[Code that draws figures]
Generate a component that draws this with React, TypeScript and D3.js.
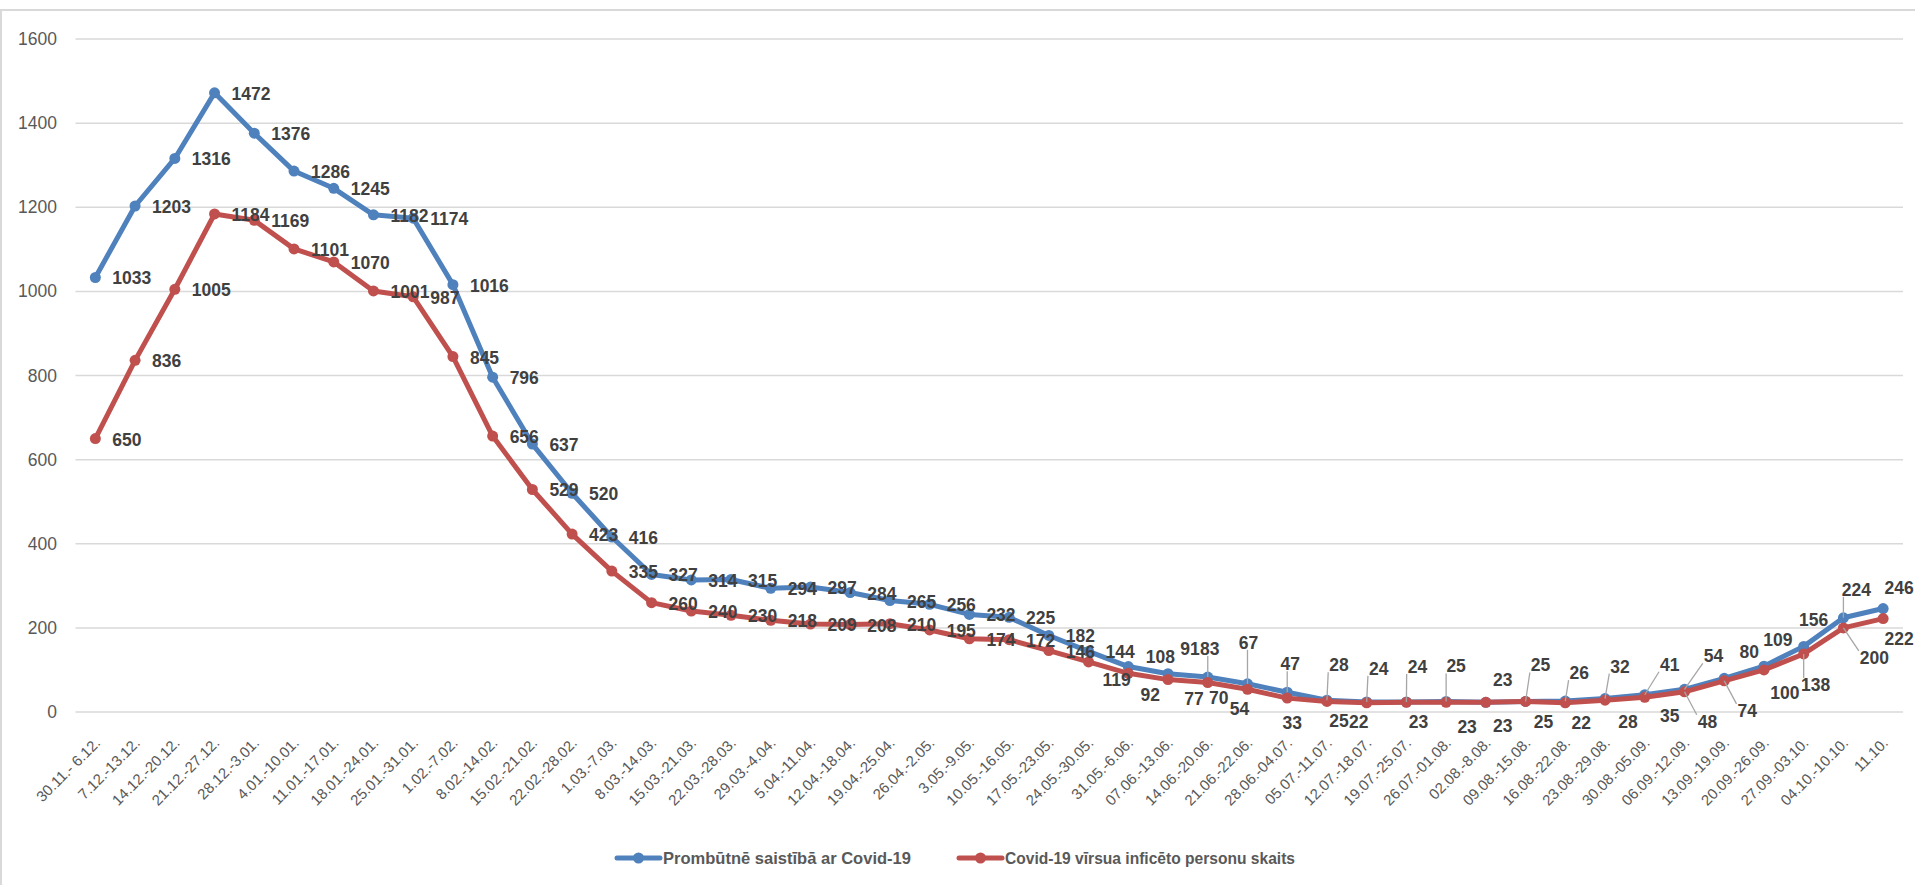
import React from 'react';
import * as d3 from 'd3';

const categories = [
  '30.11.- 6.12.', '7.12.-13.12.', '14.12.-20.12.', '21.12.-27.12.', '28.12.-3.01.',
  '4.01.-10.01.', '11.01.-17.01.', '18.01.-24.01.', '25.01.-31.01.', '1.02.-7.02.',
  '8.02.-14.02.', '15.02.-21.02.', '22.02.-28.02.', '1.03.-7.03.', '8.03.-14.03.',
  '15.03.-21.03.', '22.03.-28.03.', '29.03.-4.04.', '5.04.-11.04.', '12.04.-18.04.',
  '19.04.-25.04.', '26.04.-2.05.', '3.05.-9.05.', '10.05.-16.05.', '17.05.-23.05.',
  '24.05.-30.05.', '31.05.-6.06.', '07.06.-13.06.', '14.06.-20.06.', '21.06.-22.06.',
  '28.06.-04.07.', '05.07.-11.07.', '12.07.-18.07.', '19.07.-25.07.', '26.07.-01.08.',
  '02.08.-8.08.', '09.08.-15.08.', '16.08.-22.08.', '23.08.-29.08.', '30.08.-05.09.',
  '06.09.-12.09.', '13.09.-19.09.', '20.09.-26.09.', '27.09.-03.10.', '04.10.-10.10.',
  '11.10.',
];

const absence = [
  1033, 1203, 1316, 1472, 1376, 1286, 1245, 1182, 1174, 1016,
  796, 637, 520, 416, 327, 314, 315, 294, 297, 284,
  265, 256, 232, 225, 182, 144, 108, 91, 83, 67,
  47, 28, 24, 24, 25, 23, 25, 26, 32, 41,
  54, 80, 109, 156, 224, 246,
];

const infected = [
  650, 836, 1005, 1184, 1169, 1101, 1070, 1001, 987, 845,
  656, 529, 423, 335, 260, 240, 230, 218, 209, 208,
  210, 195, 174, 172, 146, 119, 92, 77, 70, 54,
  33, 25, 22, 23, 23, 23, 25, 22, 28, 35,
  48, 74, 100, 138, 200, 222,
];

const yTicks = [0, 200, 400, 600, 800, 1000, 1200, 1400, 1600];

const seriesNames = [
  'Prombūtnē saistībā ar Covid-19',
  'Covid-19 vīrsua inficēto personu skaits',
];

// ---- layout (label placement offsets, px, label centre relative to point) ----
const absenceLabelMoves: Record<number, [number, number]> = {
  26: [32, -10], 27: [22, -25], 28: [2, -28], 29: [1, -41], 30: [3, -28],
  31: [12, -35], 32: [12, -33], 33: [11, -35], 34: [10, -35], 35: [17, -22],
  36: [15, -36], 37: [14, -28], 38: [15, -32], 39: [25, -30], 40: [29, -33],
  41: [25, -26], 42: [14, -26], 43: [10, -26], 44: [13, -28], 45: [16, -21],
};
const infectedLabelMoves: Record<number, [number, number]> = {
  25: [28, 18], 26: [22, 22], 27: [26, 19], 28: [11, 15], 29: [-8, 20],
  30: [5, 25], 31: [12, 20], 32: [-8, 19], 33: [12, 20], 34: [21, 25],
  35: [17, 24], 36: [18, 21], 37: [16, 20], 38: [23, 22], 39: [25, 19],
  40: [23, 30], 41: [23, 30], 42: [21, 23], 43: [12, 31], 44: [31, 30],
  45: [16, 20],
};
const absenceLeaders = [28, 29, 30, 31, 32, 33, 34, 36, 37, 38, 39, 40, 44];
const infectedLeaders = [40, 41, 43, 44];

const W = 1915;
const H = 885;
const FONT = "'Liberation Sans', Arial, sans-serif";
const BLUE = '#4F81BD';
const RED = '#C0504D';
const LABEL_COLOR = '#404040';
const AXIS_COLOR = '#595959';
const GRID = '#d9d9d9';
const LABEL_SIZE = 17.5;

export default function App() {
  const x = d3.scalePoint<string>().domain(categories).range([75.5, 1903]).padding(0.5);
  const y = d3.scaleLinear().domain([0, 1600]).range([712, 39]);
  const line = d3
    .line<number>()
    .x((_, i) => x(categories[i]) as number)
    .y((d) => y(d));

  const series = [
    { name: seriesNames[0], values: absence, color: BLUE, moves: absenceLabelMoves, leaders: absenceLeaders },
    { name: seriesNames[1], values: infected, color: RED, moves: infectedLabelMoves, leaders: infectedLeaders },
  ];

  const labelEls: React.ReactNode[] = [];
  const leaderEls: React.ReactNode[] = [];
  series.forEach((s, si) => {
    s.values.forEach((v, i) => {
      const px = x(categories[i]) as number;
      const py = y(v);
      const text = String(v);
      const mv = s.moves[i];
      if (mv) {
        const cx = px + mv[0];
        const cy = py + mv[1];
        labelEls.push(
          <text key={`l${si}-${i}`} x={cx} y={cy} textAnchor="middle" dominantBaseline="central"
            fontFamily={FONT} fontWeight="bold" fontSize={LABEL_SIZE} fill={LABEL_COLOR}>{text}</text>
        );
        if (s.leaders.includes(i)) {
          const hw = (text.length * 0.556 * LABEL_SIZE) / 2 + 1;
          const hh = 7;
          const bx = Math.max(cx - hw, Math.min(px, cx + hw));
          const by = Math.max(cy - hh, Math.min(py, cy + hh));
          leaderEls.push(
            <line key={`ld${si}-${i}`} x1={px} y1={py} x2={bx} y2={by} stroke="#a6a6a6" strokeWidth={1.3} />
          );
        }
      } else {
        labelEls.push(
          <text key={`l${si}-${i}`} x={px + 17} y={py + 1} textAnchor="start" dominantBaseline="central"
            fontFamily={FONT} fontWeight="bold" fontSize={LABEL_SIZE} fill={LABEL_COLOR}>{text}</text>
        );
      }
    });
  });

  const legendY = 858;
  const legendItems = [
    { name: seriesNames[0], color: BLUE, x0: 617, len: 248 },
    { name: seriesNames[1], color: RED, x0: 959, len: 290 },
  ];

  return (
    <div style={{ position: 'absolute', left: 0, top: 0, width: W, height: H, background: '#fff' }}>
      <svg width={W} height={H} style={{ display: 'block' }}>
        <rect x={0} y={0} width={W} height={H} fill="#fff" />
        <rect x={1} y={10} width={W + 10} height={H + 10} fill="none" stroke={GRID} strokeWidth={2} />
        {yTicks.map((t) => (
          <g key={`g${t}`}>
            <line x1={75.5} x2={1903} y1={y(t)} y2={y(t)} stroke={GRID} strokeWidth={1.5} />
            <text x={57} y={y(t)} textAnchor="end" dominantBaseline="central" fontFamily={FONT}
              fontSize={17.5} fill={AXIS_COLOR}>{t}</text>
          </g>
        ))}
        {categories.map((c) => {
          const cx = (x(c) as number) + 2;
          const cy = 740;
          return (
            <text key={`x${c}`} x={cx} y={cy} transform={`rotate(-45 ${cx} ${cy})`} textAnchor="end"
              dominantBaseline="central" fontFamily={FONT} fontSize={15} fill={AXIS_COLOR}>{c}</text>
          );
        })}
        {series.map((s, si) => (
          <g key={`s${si}`}>
            <path d={line(s.values) as string} fill="none" stroke={s.color} strokeWidth={5}
              strokeLinejoin="round" strokeLinecap="round" />
            {s.values.map((v, i) => (
              <circle key={`m${si}-${i}`} cx={x(categories[i]) as number} cy={y(v)} r={5.5} fill={s.color} />
            ))}
          </g>
        ))}
        {leaderEls}
        {labelEls}
        {legendItems.map((it, k) => (
          <g key={`lg${k}`}>
            <line x1={it.x0} x2={it.x0 + 43} y1={legendY} y2={legendY} stroke={it.color} strokeWidth={5}
              strokeLinecap="round" />
            <circle cx={it.x0 + 21.5} cy={legendY} r={5.5} fill={it.color} />
            <text x={it.x0 + 46} y={legendY} dominantBaseline="central" fontFamily={FONT} fontWeight="bold"
              fontSize={16.7} fill={AXIS_COLOR} textLength={it.len} lengthAdjust="spacingAndGlyphs">{it.name}</text>
          </g>
        ))}
      </svg>
    </div>
  );
}
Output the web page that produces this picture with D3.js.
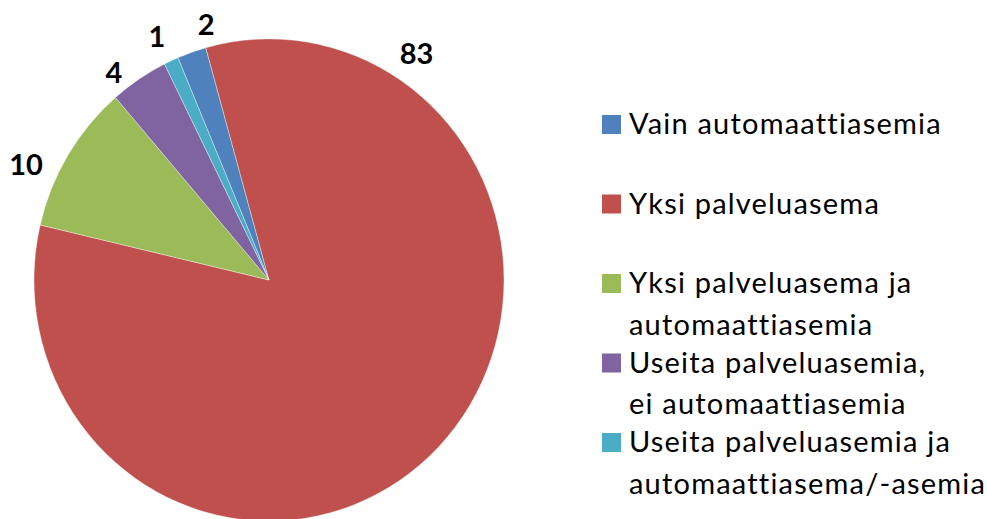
<!DOCTYPE html>
<html>
<head>
<meta charset="utf-8">
<script src="https://cdn.jsdelivr.net/npm/d3@7"></script>
<style>
  html, body { margin: 0; padding: 0; background: #fff; }
  svg { display: block; }
  text { font-family: Lato, "Open Sans", sans-serif; fill: #000;
         font-variant-ligatures: none; font-feature-settings: "liga" 0, "dlig" 0; }
</style>
</head>
<body>
<svg id="chart" width="987" height="519"></svg>
<script>
// ---- data ----
const categories = [
  "Vain automaattiasemia",
  "Yksi palveluasema",
  "Yksi palveluasema ja automaattiasemia",
  "Useita palveluasemia, ei automaattiasemia",
  "Useita palveluasemia ja automaattiasema/-asemia"
];
const legendLines = [
  ["Vain automaattiasemia"],
  ["Yksi palveluasema"],
  ["Yksi palveluasema ja", "automaattiasemia"],
  ["Useita palveluasemia,", "ei automaattiasemia"],
  ["Useita palveluasemia ja", "automaattiasema/-asemia"]
];
const values = [2, 83, 10, 4, 1];
const colors = ["#4F81BD", "#C0504D", "#9BBB59", "#8064A2", "#4BACC6"];

// ---- layout ----
const W = 987, H = 519;
const cx = 269, cy = 280, rx = 235, yScale = 1.026;
const startDeg = -22.8;
const deg = Math.PI / 180;
// label placement (angle in degrees from 12 o'clock, radius) per slice
const labelPos = [
  { a: -14.1, r: 258 },
  { a: 33.7, r: 266 },
  { a: -65.0, r: 268 },
  { a: -37.3, r: 256 },
  { a: -25.2, r: 263 }
];

const svg = d3.select("#chart");

const pie = d3.pie().sort(null).value(d => d)
  .startAngle(startDeg * deg).endAngle(startDeg * deg + 2 * Math.PI);
const arcs = pie(values);
const arc = d3.arc().innerRadius(0).outerRadius(rx);

const g = svg.append("g")
  .attr("transform", `translate(${cx},${cy}) scale(1,${yScale})`);

g.selectAll("path.slice")
  .data(arcs)
  .join("path")
  .attr("class", "slice")
  .attr("d", arc)
  .attr("fill", (d, i) => colors[i])
  .attr("stroke", "#ffffff")
  .attr("stroke-opacity", 0.6)
  .attr("stroke-width", 0.6)
  .attr("vector-effect", "non-scaling-stroke");

// data labels
svg.selectAll("text.lbl")
  .data(arcs)
  .join("text")
  .attr("class", "lbl")
  .attr("x", (d, i) => cx + labelPos[i].r * Math.sin(labelPos[i].a * deg))
  .attr("y", (d, i) => cy - labelPos[i].r * Math.cos(labelPos[i].a * deg) * yScale)
  .attr("text-anchor", "middle")
  .attr("dominant-baseline", "central")
  .style("font-weight", "bold")
  .style("font-size", "29px")
  .text(d => d.data);

// legend
const legendY = d3.scalePoint().domain(d3.range(categories.length)).range([134, 452]);
const legend = svg.append("g");
const items = legend.selectAll("g.item")
  .data(categories)
  .join("g")
  .attr("class", "item")
  .attr("transform", (d, i) => `translate(0,${legendY(i)})`);

items.append("rect")
  .attr("x", 602).attr("y", -19)
  .attr("width", 19).attr("height", 19)
  .attr("fill", (d, i) => colors[i]);

items.each(function(d, i) {
  const t = d3.select(this).append("text")
    .attr("x", 629).attr("y", 0)
    .style("font-size", "29px")
    .style("letter-spacing", "1.2px");
  legendLines[i].forEach((line, j) => {
    t.append("tspan").attr("x", 629).attr("y", j * 41.5).text(line);
  });
});
</script>
</body>
</html>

# Instructions to follow
Up to and including the line with "import * as d3 from 'd3';", copy the data above from its first line. Skip pictures.

# Task result
Generate a component that draws this with React, TypeScript and D3.js.
import React from 'react';
import * as d3 from 'd3';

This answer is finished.